Joan Sweeney ‘cared deeply about helping students’
To Joan Sweeney, work-study jobs meant a lot more than just a paycheck.
She helped pay for her own education at UW–Madison as a student employee in the Work-Study office. And she stayed in the office for more than 40 years, touching generations of students with her advocacy, advice and good humor.
“Joan was passionate and charismatic. She cared deeply about helping students, particularly first generation students and ones from socioeconomically disadvantaged backgrounds,” says Cori Splain, who herself was hired by Sweeney as a student and now works full time as a business analyst in the Office of Student Financial Aid. “She utilized her commanding presence to advocate for such students on campus whenever possible.”
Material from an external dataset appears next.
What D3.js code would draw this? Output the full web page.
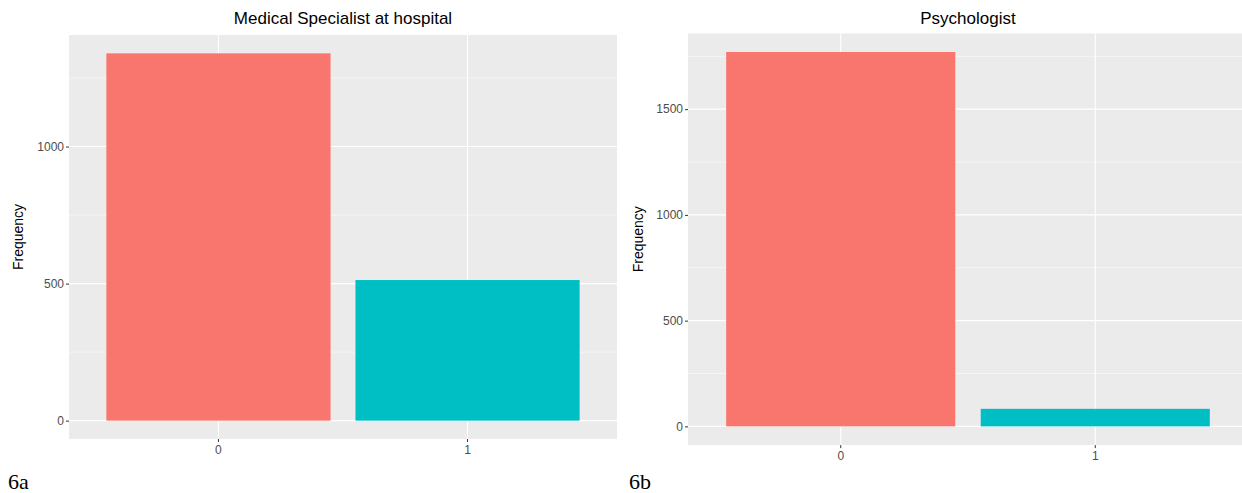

Sweeney, who retired as the university’s Work-Study coordinator in December, died Sept. 21. She was 59.
She began working full time for the university in 1978. Her primary job duty was to run the off-campus Work-Study Program, which coordinates the employment of more than 300 students each year at nonprofit organizations in Madison. In addition, she mentored many students, receiving accolades from the Center for Educational Opportunity and the Posse Program for her impact on students.
Sweeney always had an open-door policy for students looking for advice on work, life and anything in between, Splain says. Through the financial aid office, Sweeney helped students find employment across campus.
“In the age of email, she believed being able to make a personal connection with a possible employer by delivering your resume in-person could set you apart from the rest. Not only did Joan give this advice to students looking for jobs, she abided by its wisdom,” Splain says.
Beyond being a champion for students, Sweeney also had a deep love for Rottweilers; she was fostering 30 of them when she passed. She directed Wisconsin Rottweiler Rescue for more than 25 years.
A celebration of Sweeney’s life will take place on Friday, Sept. 30, at the Sheraton Hotel on John Nolen Drive in Madison from 4 to 8 p.m.